The execution of the noise cancellation feature is pretty neat in the Beats Studio. There's a little button on the right earcup that switches the headphones on and off, and underneath it sits a little 5-light battery level indicator.
The Beats logo on the left cup is a subtle button that acts as a push-to-hear control, cutting out both the music and noise cancellation to make hearing your surroundings easier. There doesn't seem to be an auto-off function, and we often returned to the Beats Studio to find them dead, having forgotten to switch the things off.
Beats by Dre.'s noise cancellation is good, but not amazing. There's not the eerie silence that Bose's QC15 can produce, but this also means the Beats Studio don't create the same feeling of in-ear pressure that more intense ANC headphones can.
We do wonder whether this easy-going ANC is deliberate, too. The Beats Studio really use a mix of cancellation and passive isolation to block out the outside world. And it works pretty well. They make good public transport headphones.
As is common with the Beats-range headphones, where they start to fall down is when we point a critical ear towards their sound quality.

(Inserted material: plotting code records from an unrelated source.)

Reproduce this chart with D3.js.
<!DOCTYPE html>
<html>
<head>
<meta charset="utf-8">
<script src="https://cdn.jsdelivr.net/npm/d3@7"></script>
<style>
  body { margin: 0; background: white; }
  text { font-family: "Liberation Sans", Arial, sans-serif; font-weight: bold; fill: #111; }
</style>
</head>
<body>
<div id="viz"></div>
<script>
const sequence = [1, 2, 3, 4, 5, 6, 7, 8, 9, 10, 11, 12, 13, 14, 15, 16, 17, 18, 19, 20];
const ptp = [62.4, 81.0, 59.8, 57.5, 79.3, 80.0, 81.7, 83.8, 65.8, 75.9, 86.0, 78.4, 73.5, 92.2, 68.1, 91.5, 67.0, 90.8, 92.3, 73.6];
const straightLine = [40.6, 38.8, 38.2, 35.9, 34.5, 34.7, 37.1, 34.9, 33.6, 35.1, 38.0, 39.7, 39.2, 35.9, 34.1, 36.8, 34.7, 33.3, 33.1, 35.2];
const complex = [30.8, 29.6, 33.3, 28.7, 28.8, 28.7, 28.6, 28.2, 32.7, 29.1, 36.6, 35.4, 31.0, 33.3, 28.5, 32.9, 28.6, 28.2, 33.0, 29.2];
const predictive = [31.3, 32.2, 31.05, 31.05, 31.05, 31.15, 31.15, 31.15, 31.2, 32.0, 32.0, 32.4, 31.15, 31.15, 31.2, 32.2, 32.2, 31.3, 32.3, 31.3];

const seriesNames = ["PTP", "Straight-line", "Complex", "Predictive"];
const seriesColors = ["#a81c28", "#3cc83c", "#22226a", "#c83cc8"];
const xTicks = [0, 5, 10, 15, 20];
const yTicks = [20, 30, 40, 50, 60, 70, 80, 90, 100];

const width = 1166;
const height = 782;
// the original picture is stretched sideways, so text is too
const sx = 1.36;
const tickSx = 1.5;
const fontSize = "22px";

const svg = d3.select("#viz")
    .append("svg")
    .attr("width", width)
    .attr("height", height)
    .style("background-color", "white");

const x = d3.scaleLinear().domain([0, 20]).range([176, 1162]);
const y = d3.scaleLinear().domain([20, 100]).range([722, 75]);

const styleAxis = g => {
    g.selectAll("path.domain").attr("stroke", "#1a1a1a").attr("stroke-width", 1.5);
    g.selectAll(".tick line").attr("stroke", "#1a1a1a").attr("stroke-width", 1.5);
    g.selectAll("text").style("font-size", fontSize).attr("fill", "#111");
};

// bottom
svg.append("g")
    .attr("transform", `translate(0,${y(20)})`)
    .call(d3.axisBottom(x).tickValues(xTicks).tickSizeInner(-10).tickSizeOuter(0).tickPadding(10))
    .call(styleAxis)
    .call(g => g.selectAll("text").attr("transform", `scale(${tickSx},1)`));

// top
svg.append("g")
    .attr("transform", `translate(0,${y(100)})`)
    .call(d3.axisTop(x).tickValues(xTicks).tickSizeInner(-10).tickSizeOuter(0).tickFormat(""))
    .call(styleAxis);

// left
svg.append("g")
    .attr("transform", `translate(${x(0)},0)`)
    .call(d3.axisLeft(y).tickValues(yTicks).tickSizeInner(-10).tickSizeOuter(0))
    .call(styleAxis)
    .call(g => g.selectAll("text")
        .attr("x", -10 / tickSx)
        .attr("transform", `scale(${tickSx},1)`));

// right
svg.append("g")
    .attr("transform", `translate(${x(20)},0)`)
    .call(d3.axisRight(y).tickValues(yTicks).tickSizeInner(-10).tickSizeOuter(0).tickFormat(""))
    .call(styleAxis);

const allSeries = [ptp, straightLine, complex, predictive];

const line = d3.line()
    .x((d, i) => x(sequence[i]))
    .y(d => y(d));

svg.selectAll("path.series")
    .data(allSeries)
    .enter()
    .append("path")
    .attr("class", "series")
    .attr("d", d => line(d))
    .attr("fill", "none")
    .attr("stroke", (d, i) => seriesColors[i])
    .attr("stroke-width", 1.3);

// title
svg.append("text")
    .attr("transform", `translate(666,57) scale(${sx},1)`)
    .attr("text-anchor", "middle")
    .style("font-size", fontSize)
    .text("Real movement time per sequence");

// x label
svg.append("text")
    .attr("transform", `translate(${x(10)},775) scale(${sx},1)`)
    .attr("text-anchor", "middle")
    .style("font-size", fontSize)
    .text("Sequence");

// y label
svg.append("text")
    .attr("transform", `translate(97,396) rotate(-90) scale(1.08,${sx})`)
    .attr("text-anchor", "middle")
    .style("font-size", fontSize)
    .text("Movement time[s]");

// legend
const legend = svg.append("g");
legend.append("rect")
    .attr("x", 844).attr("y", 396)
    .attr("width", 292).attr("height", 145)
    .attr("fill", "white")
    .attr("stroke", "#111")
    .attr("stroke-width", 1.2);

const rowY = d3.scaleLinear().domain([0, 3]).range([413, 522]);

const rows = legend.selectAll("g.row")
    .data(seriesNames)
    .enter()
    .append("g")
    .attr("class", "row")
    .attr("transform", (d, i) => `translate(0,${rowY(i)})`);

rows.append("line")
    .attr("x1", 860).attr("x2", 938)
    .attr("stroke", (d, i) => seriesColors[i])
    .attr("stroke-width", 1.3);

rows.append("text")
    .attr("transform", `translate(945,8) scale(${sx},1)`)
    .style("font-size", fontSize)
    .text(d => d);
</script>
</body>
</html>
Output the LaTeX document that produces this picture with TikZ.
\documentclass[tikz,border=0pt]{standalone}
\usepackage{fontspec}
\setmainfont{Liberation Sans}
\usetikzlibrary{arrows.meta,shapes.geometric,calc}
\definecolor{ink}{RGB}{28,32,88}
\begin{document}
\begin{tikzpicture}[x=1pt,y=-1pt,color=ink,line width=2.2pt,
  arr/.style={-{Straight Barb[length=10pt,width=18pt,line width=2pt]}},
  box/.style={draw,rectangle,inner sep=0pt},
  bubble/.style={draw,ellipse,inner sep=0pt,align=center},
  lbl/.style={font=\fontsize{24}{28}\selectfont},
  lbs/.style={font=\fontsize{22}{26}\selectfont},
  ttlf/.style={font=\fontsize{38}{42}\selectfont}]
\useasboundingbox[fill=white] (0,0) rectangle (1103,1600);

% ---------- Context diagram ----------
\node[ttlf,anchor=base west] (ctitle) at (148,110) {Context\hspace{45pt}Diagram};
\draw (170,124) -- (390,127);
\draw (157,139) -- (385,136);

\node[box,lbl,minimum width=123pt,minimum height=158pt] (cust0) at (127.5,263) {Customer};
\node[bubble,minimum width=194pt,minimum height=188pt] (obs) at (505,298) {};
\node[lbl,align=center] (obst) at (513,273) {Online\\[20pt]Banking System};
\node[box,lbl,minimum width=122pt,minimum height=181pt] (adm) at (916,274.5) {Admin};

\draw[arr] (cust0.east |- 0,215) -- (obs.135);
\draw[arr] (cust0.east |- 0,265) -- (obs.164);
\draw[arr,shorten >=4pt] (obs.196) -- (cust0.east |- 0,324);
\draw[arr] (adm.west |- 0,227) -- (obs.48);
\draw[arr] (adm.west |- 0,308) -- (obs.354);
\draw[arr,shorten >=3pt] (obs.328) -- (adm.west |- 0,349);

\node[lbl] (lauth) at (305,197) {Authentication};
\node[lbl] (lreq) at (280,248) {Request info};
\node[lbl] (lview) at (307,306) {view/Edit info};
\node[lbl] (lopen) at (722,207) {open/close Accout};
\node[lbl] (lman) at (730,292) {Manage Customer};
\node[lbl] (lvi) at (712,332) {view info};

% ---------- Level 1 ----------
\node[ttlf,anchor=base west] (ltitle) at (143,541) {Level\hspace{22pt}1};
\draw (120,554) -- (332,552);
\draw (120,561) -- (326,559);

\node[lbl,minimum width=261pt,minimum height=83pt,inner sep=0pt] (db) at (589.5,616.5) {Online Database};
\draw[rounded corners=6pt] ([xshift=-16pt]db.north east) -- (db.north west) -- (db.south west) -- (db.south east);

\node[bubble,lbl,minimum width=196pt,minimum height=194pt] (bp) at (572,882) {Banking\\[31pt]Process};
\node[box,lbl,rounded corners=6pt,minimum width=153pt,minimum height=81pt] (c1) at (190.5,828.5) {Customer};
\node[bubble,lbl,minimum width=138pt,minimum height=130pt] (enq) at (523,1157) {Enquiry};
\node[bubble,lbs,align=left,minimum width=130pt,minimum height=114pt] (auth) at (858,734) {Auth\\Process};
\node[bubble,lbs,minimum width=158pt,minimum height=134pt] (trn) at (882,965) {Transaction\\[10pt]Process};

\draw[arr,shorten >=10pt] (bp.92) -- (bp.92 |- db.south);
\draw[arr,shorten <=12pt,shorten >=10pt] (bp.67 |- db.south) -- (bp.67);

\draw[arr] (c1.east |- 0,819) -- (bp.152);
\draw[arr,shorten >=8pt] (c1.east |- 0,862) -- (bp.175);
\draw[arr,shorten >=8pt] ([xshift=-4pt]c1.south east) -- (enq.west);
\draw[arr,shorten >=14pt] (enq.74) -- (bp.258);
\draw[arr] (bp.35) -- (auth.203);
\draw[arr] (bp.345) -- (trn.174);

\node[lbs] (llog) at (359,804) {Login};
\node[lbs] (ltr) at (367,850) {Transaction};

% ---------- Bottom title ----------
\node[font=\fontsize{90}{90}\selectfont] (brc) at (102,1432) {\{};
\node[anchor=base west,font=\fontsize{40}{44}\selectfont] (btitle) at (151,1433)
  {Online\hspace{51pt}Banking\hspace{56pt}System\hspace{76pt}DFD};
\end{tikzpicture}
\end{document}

However, they are the best-sounding Beats by Dre. headphones we've used in recent memory. The trademark bass skew is here, but it's much less destructive than we heard in the recent Beats by Dr. Dre Mixr.
The Beats Studio don't boom in the same way, and that is a good thing. Instead, the bass and low-mid emphasis makes these headphones sound 'thick', in a manner that's more closely comparable to the sound signature of the Beats Solo HD.
We're not all that enamoured with this approach to the low-end. It's better than a boomy mess, but the bass-mid thickness doesn't make a great show of music with low or sub-bass (that's the real chest-rattling stuff) and has a pretty serious effect on sound separation.
The Beats Studio sound is wide enough for a full-size closed headphone, but a lack of separation stops the soundstage from coming across as particularly expansive or intricate.
There's also an odd harshness to the upper-mids when the volume is raised at all high. With anything but the smoothest of recordings, vocals can cut through with an unpleasant edge.
Electronic music sounds pretty good through the Beats Studio, as it manages to minimise the effects of these headphones' sonic shortcomings. But more challenging arrangements show up their issues.
The Beats Studio are fine-sounding headphones, but they don't have the qualities that separate a good £100 headphone from a good £270 one. We expect a little more finesse at the price.
There's quite a lot to like about the Beats Studio. They're comfortable, they're flexible and - in terms of their lines at least - they are more innocuous than the Beats Studio of old.
A mix of active noise cancellation and simpler isolation means they fare pretty well on public transport.
However, several aspects of both the sound and design don't seem to quite match up with the price. The glossy plastic finish can look a little cheap, especially when laden with fingerprints, and the thick sound, complete with harsh mids/treble, doesn't have the finesse we expect at the price.
They're sure to win a bunch of fans, but we think that even bassheads will prefer the more refined Sennheiser Momentum, which also have better low and sub-bass performance.
The Beats Studio improve upon their predecessors with simpler active noise cancellation and a more streamlines design. They're enjoyable headphones, but thanks to a few sound issues we'd recommend checking out a few other sets for becoming part of the Beats brigade.